Information supplied »
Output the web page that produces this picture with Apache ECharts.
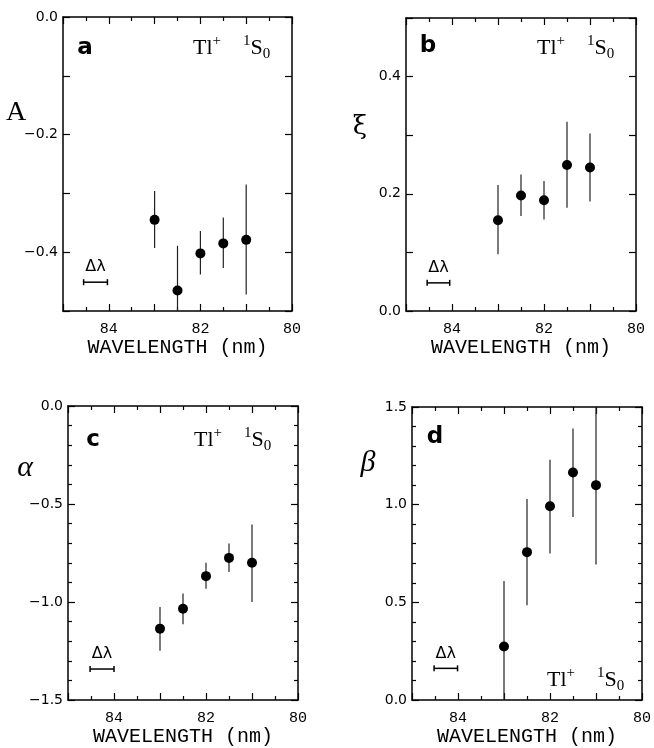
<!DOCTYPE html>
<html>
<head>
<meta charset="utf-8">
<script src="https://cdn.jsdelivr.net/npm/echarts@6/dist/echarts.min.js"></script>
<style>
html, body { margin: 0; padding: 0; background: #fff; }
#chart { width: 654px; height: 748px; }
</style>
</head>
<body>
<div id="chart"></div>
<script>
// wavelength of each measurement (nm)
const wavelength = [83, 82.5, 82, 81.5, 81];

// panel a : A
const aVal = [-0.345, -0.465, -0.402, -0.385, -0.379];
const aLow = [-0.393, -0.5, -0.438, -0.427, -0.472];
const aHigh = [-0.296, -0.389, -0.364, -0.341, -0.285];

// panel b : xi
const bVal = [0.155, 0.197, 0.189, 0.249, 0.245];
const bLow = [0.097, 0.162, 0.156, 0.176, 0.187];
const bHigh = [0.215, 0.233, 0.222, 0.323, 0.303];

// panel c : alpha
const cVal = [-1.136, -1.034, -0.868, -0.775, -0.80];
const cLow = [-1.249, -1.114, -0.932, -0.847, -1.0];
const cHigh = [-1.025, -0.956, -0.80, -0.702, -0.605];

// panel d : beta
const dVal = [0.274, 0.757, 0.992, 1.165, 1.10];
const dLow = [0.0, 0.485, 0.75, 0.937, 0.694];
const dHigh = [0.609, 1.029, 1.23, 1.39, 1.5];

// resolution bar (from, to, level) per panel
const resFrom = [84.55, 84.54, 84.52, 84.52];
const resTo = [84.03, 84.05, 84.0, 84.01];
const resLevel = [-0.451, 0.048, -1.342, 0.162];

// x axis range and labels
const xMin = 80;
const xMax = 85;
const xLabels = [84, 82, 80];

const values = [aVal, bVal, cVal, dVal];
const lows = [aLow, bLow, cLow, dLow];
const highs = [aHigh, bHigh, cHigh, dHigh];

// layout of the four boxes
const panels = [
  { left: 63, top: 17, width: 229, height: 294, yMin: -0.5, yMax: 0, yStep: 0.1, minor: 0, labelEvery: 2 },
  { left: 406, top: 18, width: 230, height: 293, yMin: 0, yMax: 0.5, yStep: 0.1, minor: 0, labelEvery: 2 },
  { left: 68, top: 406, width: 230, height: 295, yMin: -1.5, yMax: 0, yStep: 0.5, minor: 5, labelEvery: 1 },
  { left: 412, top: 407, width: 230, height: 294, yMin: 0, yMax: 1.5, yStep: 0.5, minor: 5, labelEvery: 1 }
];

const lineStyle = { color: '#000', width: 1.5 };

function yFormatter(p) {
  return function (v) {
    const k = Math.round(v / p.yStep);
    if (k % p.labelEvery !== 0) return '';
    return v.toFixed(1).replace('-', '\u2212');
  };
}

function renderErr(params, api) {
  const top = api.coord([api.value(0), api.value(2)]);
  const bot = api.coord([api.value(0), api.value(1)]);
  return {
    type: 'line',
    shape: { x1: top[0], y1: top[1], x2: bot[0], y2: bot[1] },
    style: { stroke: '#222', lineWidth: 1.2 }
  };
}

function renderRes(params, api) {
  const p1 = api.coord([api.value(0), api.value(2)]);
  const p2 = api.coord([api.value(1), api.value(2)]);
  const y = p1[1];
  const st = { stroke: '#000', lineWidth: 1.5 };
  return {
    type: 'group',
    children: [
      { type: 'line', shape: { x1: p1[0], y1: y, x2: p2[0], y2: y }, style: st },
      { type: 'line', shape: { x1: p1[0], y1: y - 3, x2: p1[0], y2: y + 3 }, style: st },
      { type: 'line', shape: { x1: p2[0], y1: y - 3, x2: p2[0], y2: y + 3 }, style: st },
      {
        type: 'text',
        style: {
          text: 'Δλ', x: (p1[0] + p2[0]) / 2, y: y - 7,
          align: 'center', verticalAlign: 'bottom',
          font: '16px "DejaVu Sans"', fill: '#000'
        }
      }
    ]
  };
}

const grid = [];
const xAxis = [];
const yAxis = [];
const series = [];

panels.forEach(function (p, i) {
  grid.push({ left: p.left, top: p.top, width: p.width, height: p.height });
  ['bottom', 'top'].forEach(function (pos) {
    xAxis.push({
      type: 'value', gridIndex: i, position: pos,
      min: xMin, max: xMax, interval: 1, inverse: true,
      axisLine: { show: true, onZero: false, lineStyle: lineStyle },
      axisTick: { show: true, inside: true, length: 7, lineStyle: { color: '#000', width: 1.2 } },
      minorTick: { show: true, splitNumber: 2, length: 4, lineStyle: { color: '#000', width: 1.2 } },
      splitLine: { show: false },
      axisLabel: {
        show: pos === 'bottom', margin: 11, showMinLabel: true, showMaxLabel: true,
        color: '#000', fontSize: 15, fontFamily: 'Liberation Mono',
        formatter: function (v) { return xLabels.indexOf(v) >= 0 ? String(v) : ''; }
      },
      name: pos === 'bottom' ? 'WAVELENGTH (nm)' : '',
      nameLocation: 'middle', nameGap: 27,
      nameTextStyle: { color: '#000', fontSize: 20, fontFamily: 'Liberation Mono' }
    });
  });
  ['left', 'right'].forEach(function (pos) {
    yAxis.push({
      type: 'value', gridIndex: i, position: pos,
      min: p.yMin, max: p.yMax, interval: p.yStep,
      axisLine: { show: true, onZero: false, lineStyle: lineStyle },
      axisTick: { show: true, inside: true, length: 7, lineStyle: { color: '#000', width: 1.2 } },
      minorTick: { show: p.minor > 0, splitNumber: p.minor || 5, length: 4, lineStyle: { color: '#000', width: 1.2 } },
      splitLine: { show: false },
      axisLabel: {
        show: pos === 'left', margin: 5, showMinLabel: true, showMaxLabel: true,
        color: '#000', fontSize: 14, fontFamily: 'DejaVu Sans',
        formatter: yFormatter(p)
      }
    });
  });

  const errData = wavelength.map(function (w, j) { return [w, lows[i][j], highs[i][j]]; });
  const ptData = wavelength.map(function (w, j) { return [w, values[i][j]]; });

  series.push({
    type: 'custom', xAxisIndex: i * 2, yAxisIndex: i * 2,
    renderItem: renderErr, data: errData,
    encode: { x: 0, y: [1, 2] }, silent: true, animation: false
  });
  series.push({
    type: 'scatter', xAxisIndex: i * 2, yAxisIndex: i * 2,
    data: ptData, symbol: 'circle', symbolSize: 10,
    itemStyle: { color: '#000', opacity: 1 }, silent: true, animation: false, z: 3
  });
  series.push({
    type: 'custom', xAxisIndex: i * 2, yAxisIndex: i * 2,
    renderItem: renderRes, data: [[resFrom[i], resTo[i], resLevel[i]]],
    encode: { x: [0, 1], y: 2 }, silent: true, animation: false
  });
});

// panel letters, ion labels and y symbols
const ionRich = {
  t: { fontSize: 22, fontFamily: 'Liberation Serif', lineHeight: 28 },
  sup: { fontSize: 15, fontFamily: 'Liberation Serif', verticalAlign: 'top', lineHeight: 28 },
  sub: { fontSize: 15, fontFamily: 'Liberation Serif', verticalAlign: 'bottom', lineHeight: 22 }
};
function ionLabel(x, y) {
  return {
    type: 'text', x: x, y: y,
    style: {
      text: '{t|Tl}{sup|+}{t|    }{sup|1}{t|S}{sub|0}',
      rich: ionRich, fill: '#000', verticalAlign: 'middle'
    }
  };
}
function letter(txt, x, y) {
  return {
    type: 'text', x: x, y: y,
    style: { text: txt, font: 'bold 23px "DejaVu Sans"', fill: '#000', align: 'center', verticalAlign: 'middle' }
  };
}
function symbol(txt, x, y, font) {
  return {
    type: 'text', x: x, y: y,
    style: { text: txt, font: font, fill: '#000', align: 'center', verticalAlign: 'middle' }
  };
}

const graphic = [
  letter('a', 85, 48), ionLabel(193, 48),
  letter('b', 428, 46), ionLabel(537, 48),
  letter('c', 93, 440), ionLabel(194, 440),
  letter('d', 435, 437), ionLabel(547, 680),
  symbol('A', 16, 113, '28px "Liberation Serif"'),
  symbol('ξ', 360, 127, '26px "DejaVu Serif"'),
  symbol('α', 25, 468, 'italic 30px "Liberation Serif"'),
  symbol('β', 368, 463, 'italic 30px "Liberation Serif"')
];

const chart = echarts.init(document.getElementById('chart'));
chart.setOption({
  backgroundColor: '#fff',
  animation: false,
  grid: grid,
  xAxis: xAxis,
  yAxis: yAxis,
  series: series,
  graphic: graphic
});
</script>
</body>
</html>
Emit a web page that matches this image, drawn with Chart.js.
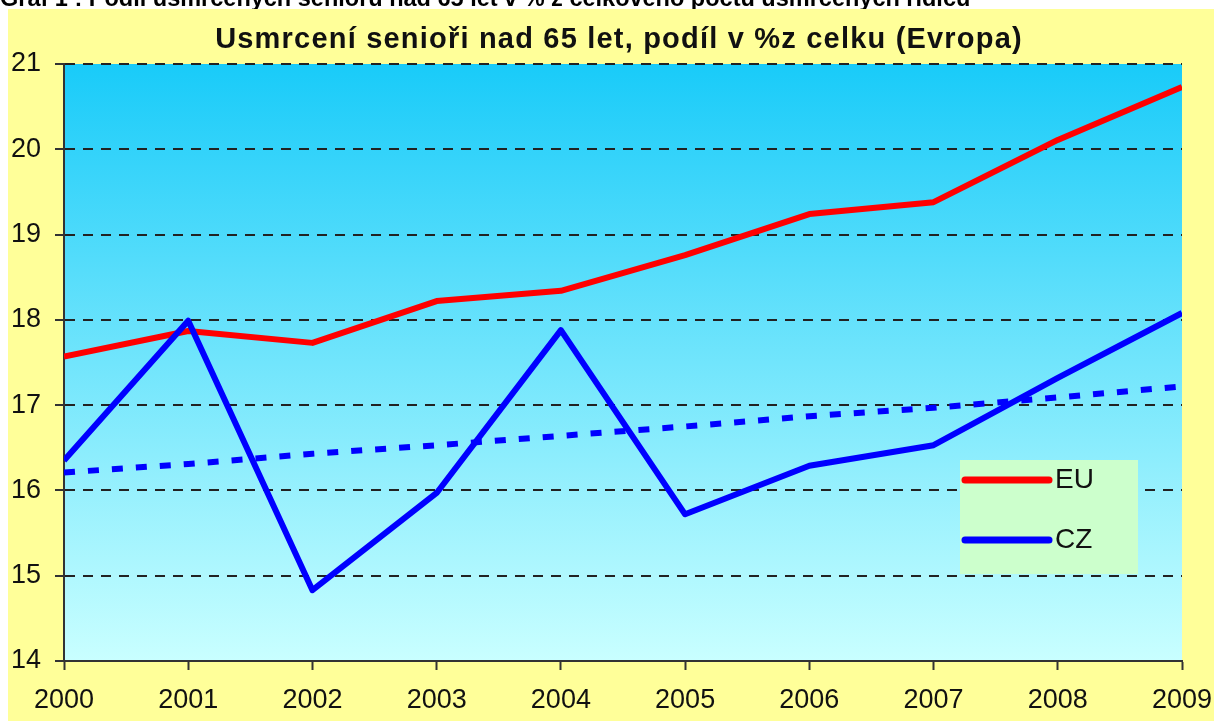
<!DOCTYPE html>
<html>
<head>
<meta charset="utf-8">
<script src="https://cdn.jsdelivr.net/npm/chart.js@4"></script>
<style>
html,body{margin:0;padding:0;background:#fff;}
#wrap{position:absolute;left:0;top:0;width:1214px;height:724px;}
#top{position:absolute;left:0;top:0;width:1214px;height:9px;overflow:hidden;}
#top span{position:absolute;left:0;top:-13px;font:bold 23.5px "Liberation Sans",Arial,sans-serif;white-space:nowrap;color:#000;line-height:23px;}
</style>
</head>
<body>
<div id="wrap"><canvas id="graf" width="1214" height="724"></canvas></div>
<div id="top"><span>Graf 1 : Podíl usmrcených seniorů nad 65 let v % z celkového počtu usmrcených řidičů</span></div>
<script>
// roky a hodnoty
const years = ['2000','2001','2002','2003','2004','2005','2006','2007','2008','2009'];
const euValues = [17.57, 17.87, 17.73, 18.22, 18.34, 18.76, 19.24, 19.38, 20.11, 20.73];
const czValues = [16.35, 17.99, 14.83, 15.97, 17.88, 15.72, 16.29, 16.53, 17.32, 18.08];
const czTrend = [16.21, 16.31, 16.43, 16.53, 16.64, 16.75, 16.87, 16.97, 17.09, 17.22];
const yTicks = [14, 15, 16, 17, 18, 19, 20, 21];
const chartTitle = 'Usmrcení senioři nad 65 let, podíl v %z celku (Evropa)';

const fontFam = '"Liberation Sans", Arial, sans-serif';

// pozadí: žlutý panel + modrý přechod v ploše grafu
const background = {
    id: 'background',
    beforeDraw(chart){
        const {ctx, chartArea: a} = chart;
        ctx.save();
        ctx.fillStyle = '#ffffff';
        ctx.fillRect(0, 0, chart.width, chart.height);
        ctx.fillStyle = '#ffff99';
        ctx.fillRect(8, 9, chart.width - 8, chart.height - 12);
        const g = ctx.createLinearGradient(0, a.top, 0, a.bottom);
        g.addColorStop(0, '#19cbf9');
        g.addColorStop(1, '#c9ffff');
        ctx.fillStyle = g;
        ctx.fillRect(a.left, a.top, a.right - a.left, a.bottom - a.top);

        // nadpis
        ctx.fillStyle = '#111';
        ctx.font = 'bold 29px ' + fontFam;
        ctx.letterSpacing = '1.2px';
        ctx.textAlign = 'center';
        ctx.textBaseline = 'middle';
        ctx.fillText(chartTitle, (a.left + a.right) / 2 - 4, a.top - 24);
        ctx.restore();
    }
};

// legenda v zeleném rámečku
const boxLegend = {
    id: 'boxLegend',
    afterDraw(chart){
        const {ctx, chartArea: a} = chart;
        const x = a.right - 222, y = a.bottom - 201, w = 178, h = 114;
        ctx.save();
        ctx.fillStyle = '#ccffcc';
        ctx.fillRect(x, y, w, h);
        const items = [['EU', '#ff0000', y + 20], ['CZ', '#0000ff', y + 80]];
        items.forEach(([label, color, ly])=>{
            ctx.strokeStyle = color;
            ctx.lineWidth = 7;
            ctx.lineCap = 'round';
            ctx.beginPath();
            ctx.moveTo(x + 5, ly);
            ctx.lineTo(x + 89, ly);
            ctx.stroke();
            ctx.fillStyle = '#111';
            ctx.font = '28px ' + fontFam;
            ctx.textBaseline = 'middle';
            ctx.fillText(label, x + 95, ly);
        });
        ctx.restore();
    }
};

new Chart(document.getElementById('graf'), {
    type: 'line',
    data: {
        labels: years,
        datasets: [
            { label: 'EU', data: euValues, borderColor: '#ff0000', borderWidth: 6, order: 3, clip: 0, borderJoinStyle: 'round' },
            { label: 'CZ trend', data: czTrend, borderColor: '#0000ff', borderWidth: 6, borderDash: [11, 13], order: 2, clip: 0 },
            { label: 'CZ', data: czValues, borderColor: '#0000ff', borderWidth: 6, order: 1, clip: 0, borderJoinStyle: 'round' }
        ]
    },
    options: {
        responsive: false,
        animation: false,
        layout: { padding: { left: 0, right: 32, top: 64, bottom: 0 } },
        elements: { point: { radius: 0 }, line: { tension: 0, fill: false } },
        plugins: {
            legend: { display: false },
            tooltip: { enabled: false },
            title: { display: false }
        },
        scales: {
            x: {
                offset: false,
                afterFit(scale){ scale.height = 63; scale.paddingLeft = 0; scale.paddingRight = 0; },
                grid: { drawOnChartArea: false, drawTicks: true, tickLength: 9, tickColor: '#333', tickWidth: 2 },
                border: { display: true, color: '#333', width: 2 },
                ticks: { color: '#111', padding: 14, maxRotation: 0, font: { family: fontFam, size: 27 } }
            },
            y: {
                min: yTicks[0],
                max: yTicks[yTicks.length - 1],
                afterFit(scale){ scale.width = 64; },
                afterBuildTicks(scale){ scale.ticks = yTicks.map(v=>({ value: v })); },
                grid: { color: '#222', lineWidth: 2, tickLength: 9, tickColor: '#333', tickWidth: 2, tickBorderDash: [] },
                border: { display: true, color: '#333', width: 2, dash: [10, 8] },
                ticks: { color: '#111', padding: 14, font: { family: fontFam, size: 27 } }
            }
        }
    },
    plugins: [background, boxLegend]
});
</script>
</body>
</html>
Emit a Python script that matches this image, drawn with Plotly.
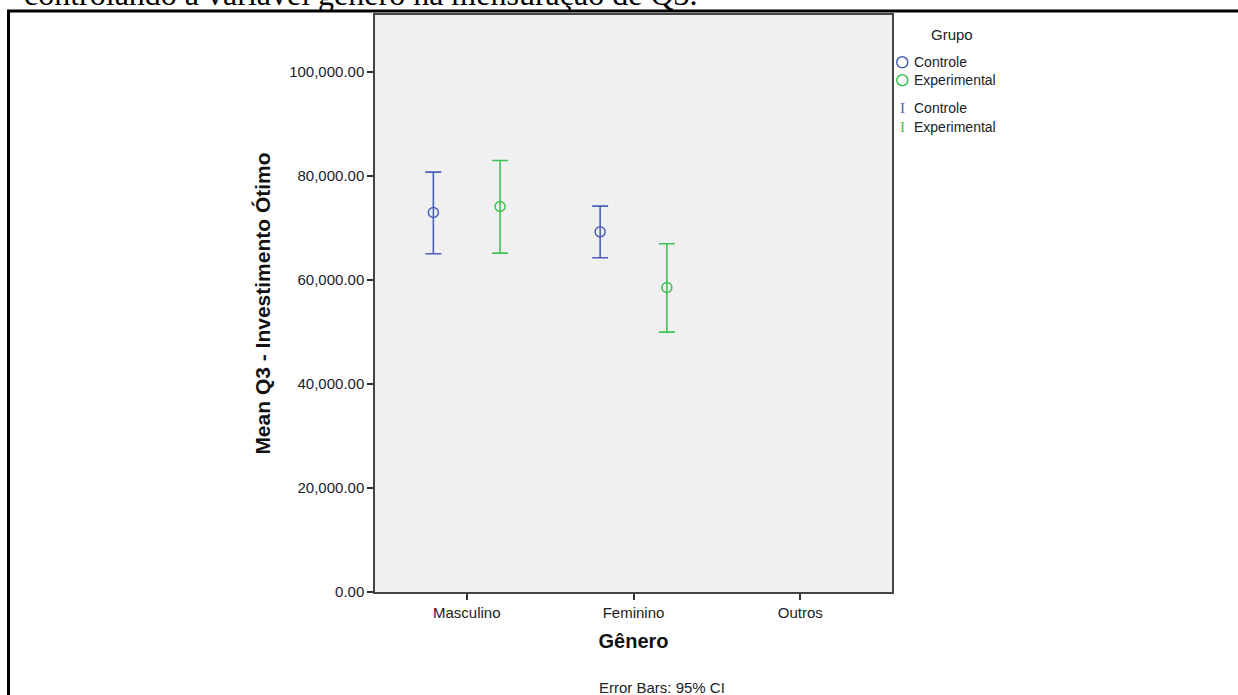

What the task requires »
Hand back the exact lines from the start of the entries to the line with "const dHigh = [0.609, 1.029, 1.23, 1.39, 1.5];", both ends kept and pictures left out.

Answer below »
Output the web page that produces this picture with Apache ECharts.
<!DOCTYPE html>
<html>
<head>
<meta charset="utf-8">
<script src="https://cdn.jsdelivr.net/npm/echarts@6/dist/echarts.min.js"></script>
<style>
html, body { margin: 0; padding: 0; background: #fff; }
#chart { width: 654px; height: 748px; }
</style>
</head>
<body>
<div id="chart"></div>
<script>
// wavelength of each measurement (nm)
const wavelength = [83, 82.5, 82, 81.5, 81];

// panel a : A
const aVal = [-0.345, -0.465, -0.402, -0.385, -0.379];
const aLow = [-0.393, -0.5, -0.438, -0.427, -0.472];
const aHigh = [-0.296, -0.389, -0.364, -0.341, -0.285];

// panel b : xi
const bVal = [0.155, 0.197, 0.189, 0.249, 0.245];
const bLow = [0.097, 0.162, 0.156, 0.176, 0.187];
const bHigh = [0.215, 0.233, 0.222, 0.323, 0.303];

// panel c : alpha
const cVal = [-1.136, -1.034, -0.868, -0.775, -0.80];
const cLow = [-1.249, -1.114, -0.932, -0.847, -1.0];
const cHigh = [-1.025, -0.956, -0.80, -0.702, -0.605];

// panel d : beta
const dVal = [0.274, 0.757, 0.992, 1.165, 1.10];
const dLow = [0.0, 0.485, 0.75, 0.937, 0.694];
const dHigh = [0.609, 1.029, 1.23, 1.39, 1.5];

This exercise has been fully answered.